I understand how they overpaid fighters to get a foothold in the industry. That's a reasonably expected necessity, although $1.2 million to Jessie Vargas for an undercard bout is serious mental illness. 

It's all the other stuff that clearly shows their cringe-worthy incompetence. And, yeah, you can count "building a subscription broadcast model without thinking to build a fan base to feed into that subscription model" alongside the Canelo misstep as chief among their bonehead moves.

So, where do they go from here?

The fear I had all along was that this big money venture, with the way they jumped into things and really worked to upset everything from the business structure of the sport to its content delivery system, carried big, ugly implications if it failed. And that massive failure would not only push DAZN out of the boxing business, but also create another knock against boxing as a mainstream-viable entity. Critical eyes won't be seeing DAZN's miscalculations when it comes to the failure, they'll be blaming it on boxing, itself. And a billion dollar failure is not something this sport, at this time, wants to have hanging over its head. 

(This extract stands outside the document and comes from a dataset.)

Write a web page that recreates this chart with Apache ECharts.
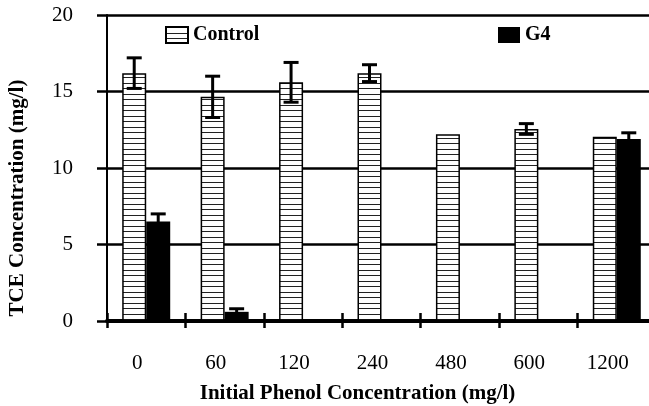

Mind you, DAZN USA is not dead yet and neither is DAZN Boxing. But both might as well be dead if they don't go back to Canelo, groveling and pleading to make nice. Their 2020, rest-of-year boxing schedule is about as intriguing and star-studded as a Wyoming Boxing Hall of Fame induction ceremony and they really don't have much going on with any other sport in the US, either. Anyone still subscribing to that bunch of nothingness is either a glutton for dead air or someone who possibly died before being able to cancel their subscription. 

We can't kid ourselves anymore about this streaming service and their dedication to boxing. From what it looks like on the outside, they aimed to use boxing as a placeholder sport, to pull a modest profit and make a name for themselves in the States until they could lock in a more mainstream sports league. But their incompetence with the boxing product may make that ultimate goal very difficult.

Boxing, if DAZN fails at its fight efforts, will have to once again take a long, harmful pause as it works to absorb damage and move on from the mess.